Writing about the film this week, a few days before the holiday of Purim, I am drawn to a parallel between Basterds and Purim. In the Purim story, Jewish salvation came not at the hands of politicians and power-brokers, but through a Jewish woman who had hidden her identity from everyone including her husband. In Basterds, it is also a Jewish woman, whose past and Jewish identity a secret, and is being romanced by a Nazi poster-boy, who is the heroine.
Basterds is a film about WWII and the “face of Jewish revenge” portrayed by a band of American Jews scalping Nazi behind enemy lines. There is also the Jewish woman who plots to murder the entire Nazi leadership as revenge for her murdered. None of these things actually happened, Basterds is a fairy tale.
The film is brilliant from every angle. It has drama, humor, romance, and suspense. The plot twists are compelling. The story, the photography, the script, the acting, and the drama all are detailed, textured, nuanced, colorful, and captivating.
I was apprehensive. I had never seen a Tarantino film, and heard there is a lot of violence. While Basterds has some pretty graphic violence, it is a WWII movie after- all. The scalping made everyone cringe. Yet the violence pales in comparison to portrayals of mass murder by Nazi death squads or gas chambers.
The Jews are tough in this film. More James Bond than Woody Allen, more Mossad, that Seinfeld. There are no sheep being led to the slaughter. The Nazis are brutal, interesting, grotesque – not unlike the real Nazis. The leader of the Basterds played by Brad Pitt brands Nazis with Swastikas on their foreheads so they cannot escape into regular life afterward. They cannot escape what they have done.
It is clear that Tarantino did a ton of research on his subject matter. He read up on the Nazi film industry, and the war, and real life WWII spy stuff. He digested all the previously exulted WWII movies and hints of them appear in the film
I enjoyed many parts of the film for their poetic justice, suspense, and dialogue – but this one I love to retell.
Winston Churchill, when hearing of the Germans plans to replace Jewish cinema with Nazi cinema, says “You say [Goebbels] wants to take on the Jews at their own game?”
If we cannot laugh we cannot heal.

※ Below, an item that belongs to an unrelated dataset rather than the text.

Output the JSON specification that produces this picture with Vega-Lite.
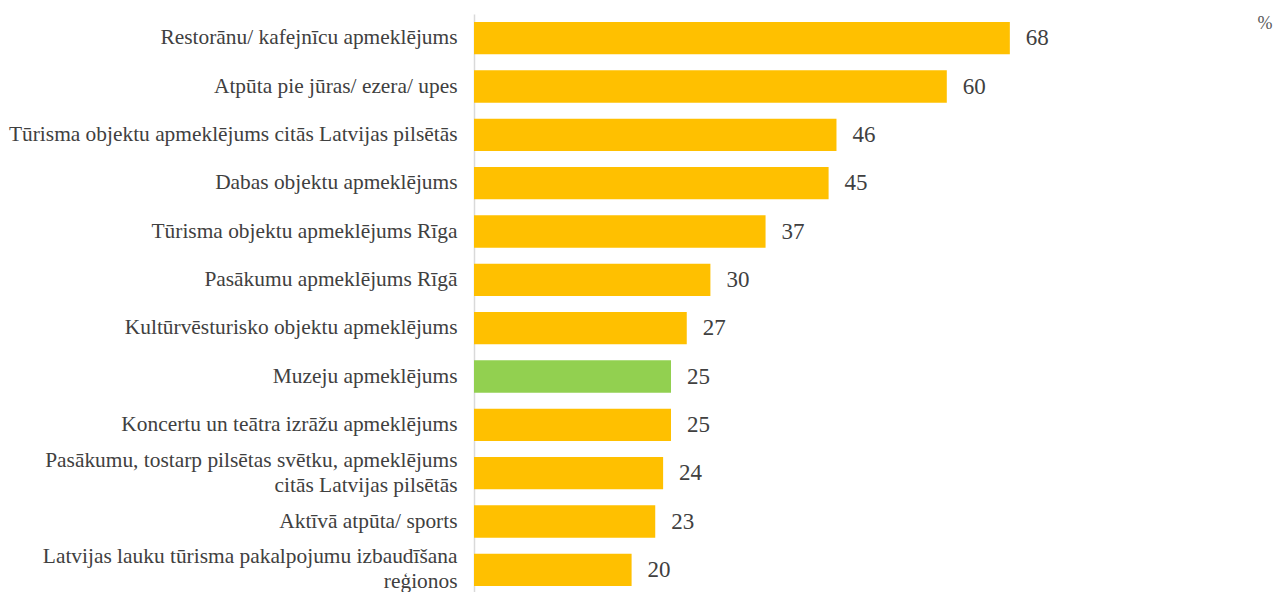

If we cannot dream we cannot move on. Tarantino’s film helps us heal, and move on, but that is not why he made it – he made it because it needed to be made.
If they would have murdered Hitler – millions would have been saved, but it was not the priority of the Allied forces. In fact, the only ones that made a serious attempt at it late in the war were fellow Germans.
The Allies tried to win the war the old-fashioned way, with infantry, tanks, planes and bombs, with propaganda, cloaks, daggers and brute force. I don’t know if this was Tarantino’s goal, but Basterds shows that redemption can come from average people doing extraordinary things. To stop an evil tyrant we cannot depend solely on conventional means, and conventional players, we need to act and hope that we are helped by the hand of God.